Daraufhin kündigte der Arbeitgeber das Arbeitsverhältnis außerordentlich mit der Begründung, dass der Arbeitnehmer durch sein Verhalten in erheblicher Weise gegen seine vertraglichen Pflichten als Mitarbeiter des öffentlichen Dienstes verstoßen
habe. Zudem habe der Mitarbeiter Kontakt zu den im Bauhof tätigen Zivildienstleistenden, Schülerpraktikanten und Auszubildenden. Aufgrund der nicht auszuschließenden Rückfallgefahr, sei ihr eine Weiterbeschäftigung nicht zuzumuten.
Das BAG argumentierte, dass der Arbeitnehmer keine besondere tarifliche Nebenpflicht
verletzt hat. Insbesondere war er nicht mit hoheitlichen Aufgaben betraut gewesen. §41 S.1 TVöD-BT-V, bestimmt, dass „ die im Rahmen des Arbeitsvertrages geschuldete Leistung gewissenhaft und ordnungsgemäß auszuführen“ ist. Lediglich bei Arbeitnehmern, die hoheitliche Tätigkeiten ausführen kommt gem. §41 S.2 TVöD-BT-V hinzu, dass sie sich „ durch ihr gesamtes Verhalten zur freiheitlich demokratischen Grundordnung im Sinne des Grundgesetzes bekennen“ müssen.

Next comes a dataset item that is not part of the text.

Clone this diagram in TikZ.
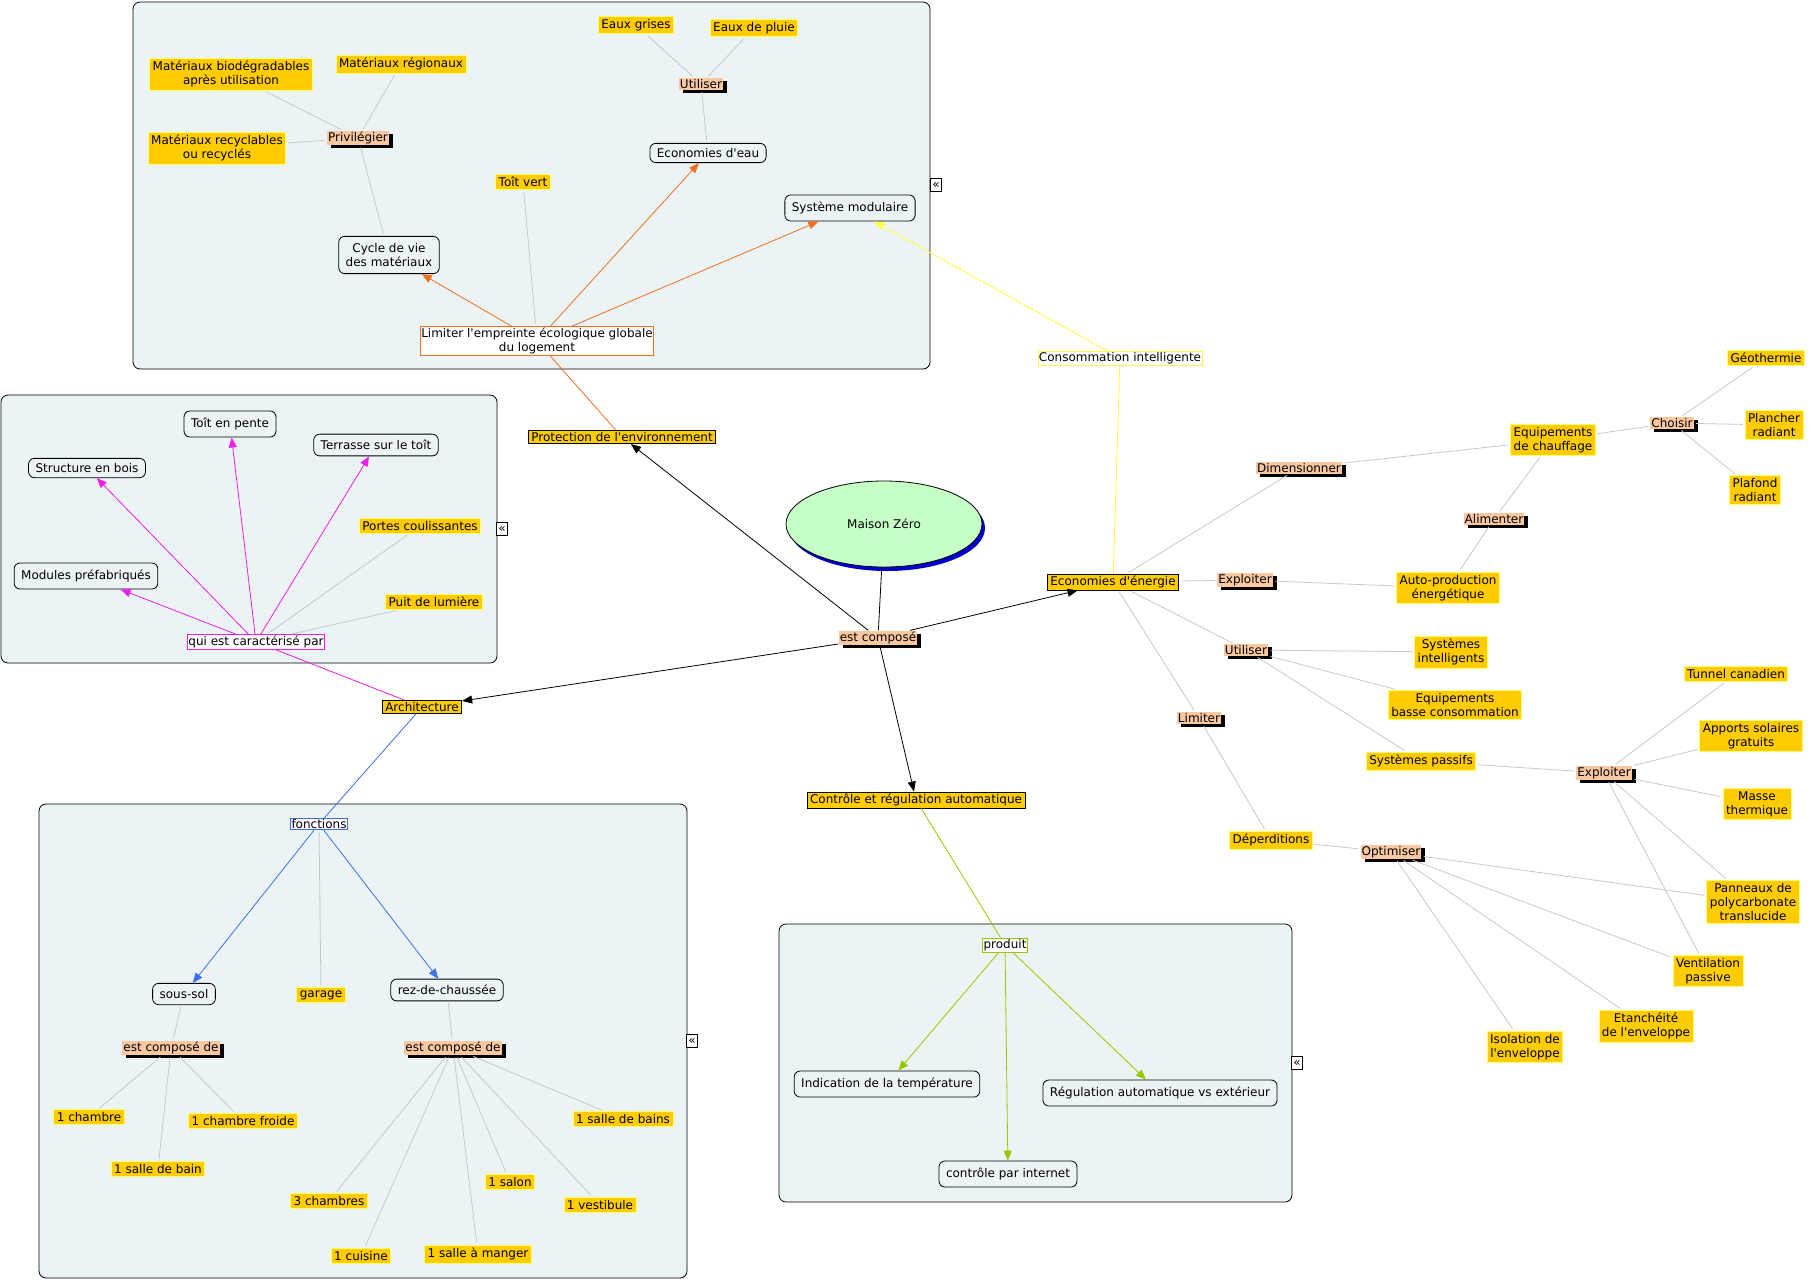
\documentclass[tikz,border=0pt]{standalone}
\usepackage{fontspec}
\setmainfont{DejaVu Sans}[Ligatures=TeXOff]
\usetikzlibrary{shapes.geometric,arrows.meta,shadows}

\definecolor{gold}{RGB}{255,204,0}
\definecolor{paleyel}{RGB}{255,255,110}
\definecolor{peach}{RGB}{250,200,160}
\definecolor{panelc}{RGB}{236,243,245}
\definecolor{twigc}{RGB}{200,200,200}
\definecolor{envorange}{RGB}{240,110,30}
\definecolor{archmag}{RGB}{235,30,235}
\definecolor{fctblue}{RGB}{60,110,240}
\definecolor{consoyel}{RGB}{255,255,60}
\definecolor{prodgreen}{RGB}{150,200,0}
\definecolor{ovalfill}{RGB}{198,255,198}
\definecolor{ovalshadow}{RGB}{0,0,204}

\begin{document}
\begin{tikzpicture}[x=1pt,y=-1pt,line width=0.8pt,
  font=\fontsize{12}{14}\selectfont,
  >={Triangle[length=10pt,width=8pt]},
  concept/.style={fill=gold,draw=paleyel,inner xsep=3pt,inner ysep=3pt,align=center},
  keyconcept/.style={concept,draw=black,inner ysep=2pt},
  topic/.style={draw=black,fill=panelc,rounded corners=6pt,inner xsep=7pt,inner ysep=7pt,align=center},
  linking/.style={fill=peach,inner xsep=1pt,inner ysep=1.2pt,
    drop shadow={shadow xshift=4pt,shadow yshift=-3pt,fill=black,opacity=1}},
  linkword/.style={draw=#1,fill=white,inner xsep=1pt,inner ysep=1.2pt,align=center},
  panel/.style={draw=black,fill=panelc,rounded corners=7pt},
  collapse/.style={draw=black,fill=white,inner sep=0pt,minimum width=11pt,minimum height=13pt,
    font=\fontsize{12}{12}\selectfont},
  twig/.style={twigc,shorten <=2pt,shorten >=2pt}]

\fill[white] (0,0) rectangle (1809,1280);
\useasboundingbox (0,0) rectangle (1809,1280);

\draw[panel] (133,2) rectangle (930,369);
\draw[panel] (1,395) rectangle (497,663);
\draw[panel] (39,804) rectangle (687,1278);
\draw[panel] (779,924) rectangle (1292,1202);

\node[collapse] at (936,185) (coltop) {«};
\node[collapse] at (502,529) (colarch) {«};
\node[collapse] at (692,1041) (colfct) {«};
\node[collapse] at (1297,1063) (colprod) {«};

\node[ellipse,fill=ovalfill,draw=black,minimum width=196pt,minimum height=86pt,
  drop shadow={shadow xshift=3pt,shadow yshift=-4pt,fill=ovalshadow,opacity=1}]
  at (884,524) (maison) {Maison Zéro};
\node[linking] at (878,638) (estcompose) {est composé};

\node[keyconcept] at (622,437) (protection) {Protection de l'environnement};
\node[keyconcept] at (422,707) (architecture) {Architecture};
\node[keyconcept] at (1113,582) (energie) {Economies d'énergie};
\node[keyconcept] at (916,800) (controle) {Contrôle et régulation automatique};

\node[linkword=envorange] at (537,341) (limiter) {Limiter l'empreinte écologique globale\\du logement};
\node[topic] at (389,255) (cycle) {Cycle de vie\\des matériaux};
\node[topic,inner ysep=5pt] at (708,153) (ecoeau) {Economies d'eau};
\node[topic] at (850,208) (modulaire) {Système modulaire};
\node[concept] at (523,182) (toitvert) {Toît vert};
\node[linking] at (358,138) (privilegier) {Privilégier};
\node[concept] at (231,74) (biodeg) {Matériaux biodégradables\\après utilisation};
\node[concept] at (401,64) (regionaux) {Matériaux régionaux};
\node[concept] at (217,148) (recycl) {Matériaux recyclables\\ou recyclés};
\node[linking] at (701,84) (utileau) {Utiliser};
\node[concept] at (636,25) (grises) {Eaux grises};
\node[concept] at (754,28) (pluie) {Eaux de pluie};
\node[linkword=consoyel] at (1120,358) (conso) {Consommation intelligente};

\node[linkword=archmag] at (256,642) (caract) {qui est caractérisé par};
\node[topic,inner ysep=5pt] at (87,468) (structure) {Structure en bois};
\node[topic] at (230,424) (toitpente) {Toît en pente};
\node[topic,inner ysep=6pt] at (376,445) (terrasse) {Terrasse sur le toît};
\node[topic] at (86,576) (modules) {Modules préfabriqués};
\node[concept] at (420,526) (portes) {Portes coulissantes};
\node[concept] at (434,602) (puit) {Puit de lumière};

\node[linkword=fctblue] at (319,824) (fonctions) {fonctions};
\node[topic,inner ysep=6pt] at (184,994) (soussol) {sous-sol};
\node[concept] at (321,995) (garage) {garage};
\node[topic,inner ysep=6pt] at (447,990) (rdc) {rez-de-chaussée};
\node[linking] at (171,1048) (compose1) {est composé de};
\node[linking] at (453,1048) (compose2) {est composé de};
\node[concept] at (89,1117) (chambre) {1 chambre};
\node[concept] at (243,1121) (froide) {1 chambre froide};
\node[concept] at (158,1169) (sallebain) {1 salle de bain};
\node[concept] at (623,1119) (sallebains) {1 salle de bains};
\node[concept] at (329,1201) (chambres) {3 chambres};
\node[concept] at (510,1182) (salon) {1 salon};
\node[concept] at (600,1205) (vestibule) {1 vestibule};
\node[concept] at (361,1256) (cuisine) {1 cuisine};
\node[concept] at (478,1254) (manger) {1 salle à manger};

\node[linkword=prodgreen] at (1005,945) (produit) {produit};
\node[topic] at (887,1084) (indication) {Indication de la température};
\node[topic] at (1160,1093) (regulation) {Régulation automatique vs extérieur};
\node[topic] at (1008,1174) (internet) {contrôle par internet};

\node[linking] at (1299,468) (dimensionner) {Dimensionner};
\node[concept] at (1553,440) (chauffage) {Equipements\\de chauffage};
\node[linking] at (1672,423) (choisir) {Choisir};
\node[concept] at (1766,358) (geothermie) {Géothermie};
\node[concept] at (1774,425) (plancher) {Plancher\\radiant};
\node[concept] at (1755,490) (plafond) {Plafond\\radiant};
\node[linking] at (1494,519) (alimenter) {Alimenter};
\node[linking] at (1245,580) (exploitera) {Exploiter};
\node[concept] at (1448,588) (autoprod) {Auto-production\\énergétique};
\node[linking] at (1246,650) (utiliserb) {Utiliser};
\node[concept] at (1451,652) (intelligents) {Systèmes\\intelligents};
\node[concept] at (1455,705) (basseconso) {Equipements\\basse consommation};
\node[linking] at (1199,718) (limiterb) {Limiter};
\node[concept] at (1421,761) (passifs) {Systèmes passifs};
\node[linking] at (1604,773) (exploiterb) {Exploiter};
\node[concept] at (1736,674) (tunnel) {Tunnel canadien};
\node[concept] at (1751,736) (apports) {Apports solaires\\gratuits};
\node[concept] at (1757,804) (masse) {Masse\\thermique};
\node[concept] at (1271,840) (deperditions) {Déperditions};
\node[linking] at (1391,852) (optimiser) {Optimiser};
\node[concept] at (1753,902) (panneaux) {Panneaux de\\polycarbonate\\translucide};
\node[concept] at (1708,971) (ventilation) {Ventilation\\passive};
\node[concept] at (1646,1026) (etancheite) {Etanchéité\\de l'enveloppe};
\node[concept] at (1525,1047) (isolation) {Isolation de\\l'enveloppe};

\draw (maison) -- (estcompose);
\draw[->] (estcompose) -- (protection);
\draw[->] (estcompose) -- (architecture);
\draw[->] (estcompose) -- (energie);
\draw[->] (estcompose) -- (controle);

\draw[envorange] (protection) -- (limiter);
\draw[->,envorange] (limiter) -- (cycle);
\draw[->,envorange] (limiter) -- (ecoeau);
\draw[->,envorange] (limiter) -- (modulaire);
\draw[twig] (toitvert) -- (limiter);
\draw[twig] (cycle) -- (privilegier);
\draw[twig] (privilegier) -- (biodeg);
\draw[twig] (privilegier) -- (regionaux);
\draw[twig] (privilegier) -- (recycl);
\draw[twig] (ecoeau) -- (utileau);
\draw[twig] (utileau) -- (grises);
\draw[twig] (utileau) -- (pluie);
\draw[consoyel] (energie) -- (conso);
\draw[->,consoyel] (conso) -- (modulaire);

\draw[archmag] (architecture) -- (caract);
\draw[->,archmag] (caract) -- (structure);
\draw[->,archmag] (caract) -- (toitpente);
\draw[->,archmag] (caract) -- (terrasse);
\draw[->,archmag] (caract) -- (modules);
\draw[twig] (caract) -- (portes);
\draw[twig] (caract) -- (puit);

\draw[fctblue] (architecture) -- (fonctions);
\draw[->,fctblue] (fonctions) -- (soussol);
\draw[->,fctblue] (fonctions) -- (rdc);
\draw[twig] (fonctions) -- (garage);
\draw[twig] (soussol) -- (compose1);
\draw[twig] (compose1) -- (chambre);
\draw[twig] (compose1) -- (sallebain);
\draw[twig] (compose1) -- (froide);
\draw[twig] (rdc) -- (compose2);
\draw[twig] (compose2) -- (chambres);
\draw[twig] (compose2) -- (cuisine);
\draw[twig] (compose2) -- (manger);
\draw[twig] (compose2) -- (salon);
\draw[twig] (compose2) -- (vestibule);
\draw[twig] (compose2) -- (sallebains);

\draw[prodgreen] (controle) -- (produit);
\draw[->,prodgreen] (produit) -- (indication);
\draw[->,prodgreen] (produit) -- (internet);
\draw[->,prodgreen] (produit) -- (regulation);

\draw[twig] (energie) -- (dimensionner);
\draw[twig] (dimensionner) -- (chauffage);
\draw[twig] (chauffage) -- (choisir);
\draw[twig] (choisir) -- (geothermie);
\draw[twig] (choisir) -- (plancher);
\draw[twig] (choisir) -- (plafond);
\draw[twig] (energie) -- (exploitera);
\draw[twig] (exploitera) -- (autoprod);
\draw[twig] (autoprod) -- (alimenter);
\draw[twig] (alimenter) -- (chauffage);
\draw[twig] (energie) -- (utiliserb);
\draw[twig] (utiliserb) -- (intelligents);
\draw[twig] (utiliserb) -- (basseconso);
\draw[twig] (utiliserb) -- (passifs);
\draw[twig] (passifs) -- (exploiterb);
\draw[twig] (exploiterb) -- (tunnel);
\draw[twig] (exploiterb) -- (apports);
\draw[twig] (exploiterb) -- (masse);
\draw[twig] (exploiterb) -- (panneaux);
\draw[twig] (exploiterb) -- (ventilation);
\draw[twig] (energie) -- (limiterb);
\draw[twig] (limiterb) -- (deperditions);
\draw[twig] (deperditions) -- (optimiser);
\draw[twig] (optimiser) -- (panneaux);
\draw[twig] (optimiser) -- (ventilation);
\draw[twig] (optimiser) -- (etancheite);
\draw[twig] (optimiser) -- (isolation);
\end{tikzpicture}
\end{document}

Dementsprechend verletzt der Arbeitnehmer keine tarifliche Nebenpflicht im Sinne von §41 S.2 TVöD-BT-V wenn er gerade nicht hoheitlich tätig war. Auch gegen seine
allgemeine Pflicht aus §241 II BGB hat der Arbeitnehmer nicht verstoßen, da
durch seine außerdienstliche Pflichtverletzung gerade keine berechtigten
Interessen des Arbeitgebers verletzt worden sind.

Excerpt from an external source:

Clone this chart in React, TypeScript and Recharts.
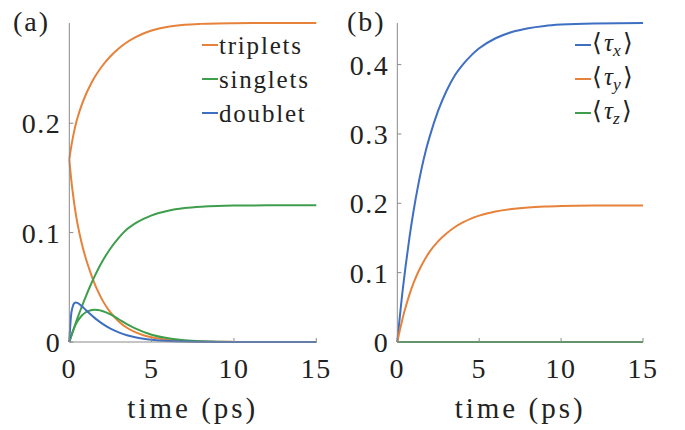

Die bereits oben erwähnten Fallgruppen lagen nach Ansicht der Richter nicht vor, sodass durch das außerdienstliche Fehlverhalte ein zu Bezug zur arbeitsvertraglichen Verpflichtung nicht vorlag.
BAG in NZA 2011,112ff.
In diesem Fall (Verurteilung wegen Zuhälterei und Körperverletzung), hat das BAG den
erforderlichen Zusammenhang mit dem Arbeitsverhältnis bejaht. Der Arbeitnehmer
hatte im Strafverfahren und vor der Presse erklärt, dass er mit seinem Gehalt,
dass er verdient, nicht zufrieden war und einen zusätzlichen Verdienst benötigte, um seine Familie zu ernähren, und er deshalb den Entschluss gefasst hätte, im Wege der Zuhälterei Geld zu verdienen.

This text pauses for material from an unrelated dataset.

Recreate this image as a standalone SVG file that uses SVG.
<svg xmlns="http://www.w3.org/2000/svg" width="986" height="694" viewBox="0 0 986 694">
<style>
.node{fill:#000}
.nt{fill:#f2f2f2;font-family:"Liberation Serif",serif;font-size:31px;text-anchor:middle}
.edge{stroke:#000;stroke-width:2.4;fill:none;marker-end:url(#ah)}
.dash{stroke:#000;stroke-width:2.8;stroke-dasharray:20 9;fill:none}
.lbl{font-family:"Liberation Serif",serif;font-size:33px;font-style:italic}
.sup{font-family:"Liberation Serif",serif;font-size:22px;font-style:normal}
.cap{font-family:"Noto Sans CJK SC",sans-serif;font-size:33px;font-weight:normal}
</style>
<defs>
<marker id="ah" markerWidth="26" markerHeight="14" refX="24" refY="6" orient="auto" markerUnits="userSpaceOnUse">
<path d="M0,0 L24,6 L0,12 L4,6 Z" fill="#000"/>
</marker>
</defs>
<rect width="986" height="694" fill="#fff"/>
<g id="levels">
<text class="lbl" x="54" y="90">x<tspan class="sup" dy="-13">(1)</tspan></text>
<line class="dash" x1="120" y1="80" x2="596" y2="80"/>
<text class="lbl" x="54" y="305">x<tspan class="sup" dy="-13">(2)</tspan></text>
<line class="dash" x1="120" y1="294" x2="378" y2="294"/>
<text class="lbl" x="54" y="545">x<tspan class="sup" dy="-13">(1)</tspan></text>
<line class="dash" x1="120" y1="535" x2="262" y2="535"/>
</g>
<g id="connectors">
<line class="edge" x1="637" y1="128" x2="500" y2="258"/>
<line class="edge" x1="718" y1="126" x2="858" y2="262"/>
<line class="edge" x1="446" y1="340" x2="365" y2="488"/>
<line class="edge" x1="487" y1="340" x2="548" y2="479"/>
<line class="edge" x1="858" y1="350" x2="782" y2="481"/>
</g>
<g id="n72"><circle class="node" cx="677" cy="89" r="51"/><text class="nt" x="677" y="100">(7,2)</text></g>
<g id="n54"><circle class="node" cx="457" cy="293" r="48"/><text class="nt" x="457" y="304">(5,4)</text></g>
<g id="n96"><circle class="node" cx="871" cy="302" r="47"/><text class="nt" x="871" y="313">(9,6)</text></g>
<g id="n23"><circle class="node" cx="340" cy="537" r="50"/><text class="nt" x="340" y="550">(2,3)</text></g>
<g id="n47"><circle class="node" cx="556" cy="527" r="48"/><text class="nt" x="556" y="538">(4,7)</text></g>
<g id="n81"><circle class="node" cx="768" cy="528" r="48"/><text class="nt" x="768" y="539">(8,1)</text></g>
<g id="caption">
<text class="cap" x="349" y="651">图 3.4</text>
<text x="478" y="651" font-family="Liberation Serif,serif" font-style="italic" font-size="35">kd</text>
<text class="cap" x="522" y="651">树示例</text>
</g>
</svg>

Das Gericht bestätigte die Zulässigkeit einer außerordentlichen Kündigung in Form der
verhaltensbedingten Kündigung aufgrund außerdienstlicher Pflichtverletzung wie folgt:
„Ungeachtet des Charakters der von ihm begangenen Straftat besteht der erforderliche Zusammenhang mit dem Arbeitsverhältnis. Der Kläger hat die Beklagte mit seiner Tat in Beziehung gebracht. Durch seine – auch in der Presse wiedergegebenen – Äußerungen im Strafverfahren hat er eine Verbindung zwischen seiner angeblich zu
geringen Vergütung durch die Beklagte und seinem Tatmotiv hergestellt. Auf diese Weise
hat er die Beklagte für sein strafbares Tun „mitverantwortlich“ gemacht. Er hat damit deren Integritätsinteresse erheblich verletzt. Ein Arbeitgeber des öffentlichen Dienstes, der in besonderem Maße an Recht und Gesetz gebunden ist und in dieser Hinsicht einer
besonders kritischen Beobachtung durch die Öffentlichkeit unterliegt, hat ein berechtigtes und gesteigertes Interesse daran, in keinerlei – und sei es auch abwegigen –Zusammenhang mit Straftaten seiner Bediensteten in Verbindung gebracht zu werden.
In beiden Fällen hat sich daher das Gericht bereits auf der ersten Stufe damit auseinandergesetzt, ob die jeweilige außerdienstliche Pflichtverletzung per se geeignet war, einen Kündigungsgrund zu bilden. Im ersten Fall scheiterte daher die Kündigung
bereits an dieser Stelle.
Im zweiten Fall wurde die generelle Eignung des Pflichtverstoßes aufgrund Vorliegens einer der o.g. Fallgruppen bejaht. Auch im Rahmen der Interessenabwägung kam das Gericht auf der zweiten Stufe zu dem Entschluss, dass die Kündigung gerechtfertigt war.